Кого хватит на такое, а еще год или больше идти над пропастью без доски и каната – верой.
Через пару часов мы должны встретиться.
Наш роман с Алексеем Юрьевичем всегда непредсказуем. Друзья спрашивают:
– Лёшка, на сколько уезжаешь?
– Может быть, на неделю или на год – как пойдет.
У тонателье № 2 под стеклянным потолком, обрызганные сентябрьским солнцем, стоят, как постаревшая фотография, редактор Евгений Прицкер, звукорежиссер Николай Астахов, Нелли Аржакова и девочка-администратор; с чашечкой кофе у автомата притулился продюсер Виктор Извеков.
Светлана Кармалита впереди, а Герман идет, как всегда, с палочкой, но теперь по-настоящему тяжело.
– Здравствуйте, мои дорогие, как странно, что я вас вижу и при этом вы, кажется, меня тоже видите.
Подошла сияющая после отпуска Ольга Багирова:
– Здравствуйте, Алексей Юрьевич. Как вы постройнели, похудели!
– Да, теперь на три размера меньше гроб нужен – экономия, да? А мне, знаете, Володя Ильин приснился: такой лужок, солнечный, прохладный, птички поют, и бежит ко мне навстречу Володька, и тащит в руках две покрышки новенькие: «Гляди, Лёша, что я достал, как раз для моей „Нивы“, до чего же повезло!» И понял я, ребята, что это рай.

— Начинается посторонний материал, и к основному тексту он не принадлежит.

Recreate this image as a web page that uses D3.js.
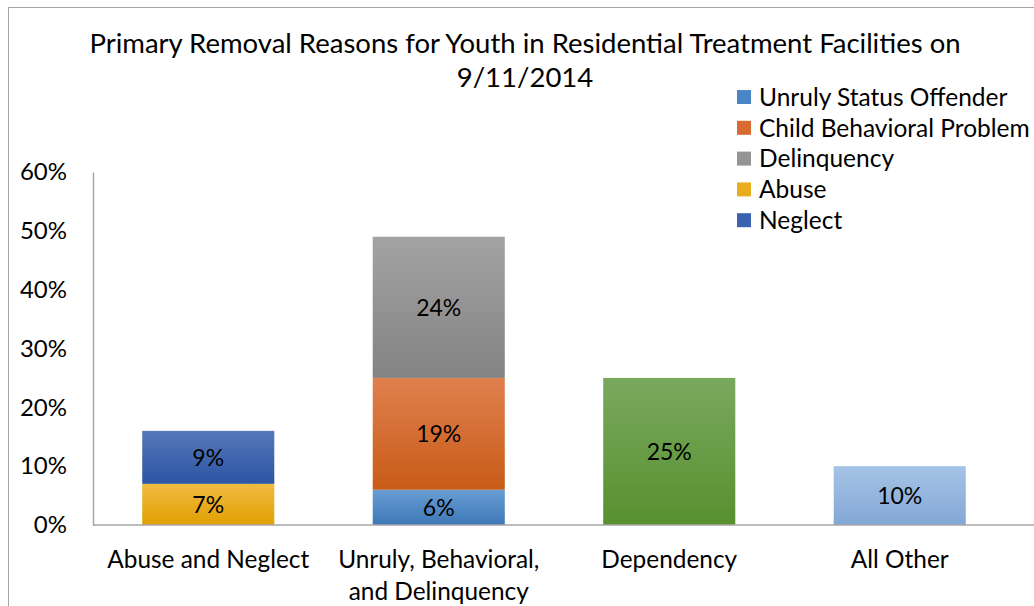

А вот Светку в рай не пустят. Там, конечно, есть отделение для хохлов и даже гуцулов, в нем почему-то еще и овцы. Но ее туда все равно не пустят.
– Это почему же, Лёшечка?
– Им нужен тот, кто ад вверх дном перевернет, а кто же, кроме тебя? Ну, все там готово?
– Готово, Алексей Юрьевич, – улыбается Николай Астахов.
Евгений Прицкер протягивает Герману журнал с репродукциями:
– Это, Лёша, твой дядя – Константин Клюге.
– Да-да, у бабки была сестра-близнец, Клюге – ее сын. Его недавно убили в Париже. Продали роскошную квартиру напротив дома Миттерана, где-то растрепал о деньгах, пришли русские братки, пытали дядьку-старика с женой; они как-то убежали, но от потрясения и пыток он помер. А мне стыдно. Мы ехали из Канн после «Хрусталева», я был не в духе, никого видеть не хотел. Он ждал в Париже, хотел поддержать, я позвонил, сказал, что не приеду. «Ах так, – говорит, – тогда считай, что у меня нет племянника». А я: «Ах так, тогда считай, что у меня нет дяди». И не встретились. А он талантливый художник был, в сорок третьем в Шанхае пришел в советское посольство: «Я хочу вернуться!» – «Фамилия?» – «Клюге» – «Как? Слушайте, Клюге, выйдите на улицу и впредь ближе чем за квартал к посольству нашему не подходите. Мало нам фашистов!» Этому энкавэдэшнику дядя обязан жизнью, вернулся бы он с такой фамилией, никто бы его не спас, никто, никакая проститутка.
– Алексей Юрьевич, все давно готово, пойдемте работать.
– Коля, подожди, – перебивает Кармалита. – Лёшечка, какая еще проститутка?
– Которая Шаламова спасла. Он ее в госпитале от гонореи вылечил, а она потом в штабе лагеря приговоры распечатывала, и ей попался шаламовский, смертельный, там четыре буквы стояло: «КРТД», третья буква означала «троцкист», а это расстрел. Так вот, она опечаталась, одну букву пропустила. Иначе не было бы у нас Шаламова, поняла?
– Конечно, Котик, тем более что я эту историю сама знаю и, если помнишь, я же тебе ее и рассказала. Только, по-моему, она не проститутка была…
Я вспомнил аналогичный рассказ латвийской актрисы Гуны Зарини. У ее деда в Латвии был богатый хутор. Вскоре за нашей оккупацией пришли немцы, а в округе по лесам партизаны. И немцы, кого ловили, приводили к деду: «Знаешь этого, кто таков?» И если дед знал, тот жив оставался. Однажды привели паренька, сопливого совсем, дед сразу усек – партизан: «Ну, знаешь его?» И дед сказал: «Знаю, мой работник, в лесу батрачит». А потом снова наши пришли, начали врагов искать, составлять расстрельные списки, деда, конечно, взяли. Но не расстреляли: в энкавэдэшной тройке тот паренек сидел, он фамилию деда вычеркнул.
– Алексей Юрьевич, мы работать пойдем?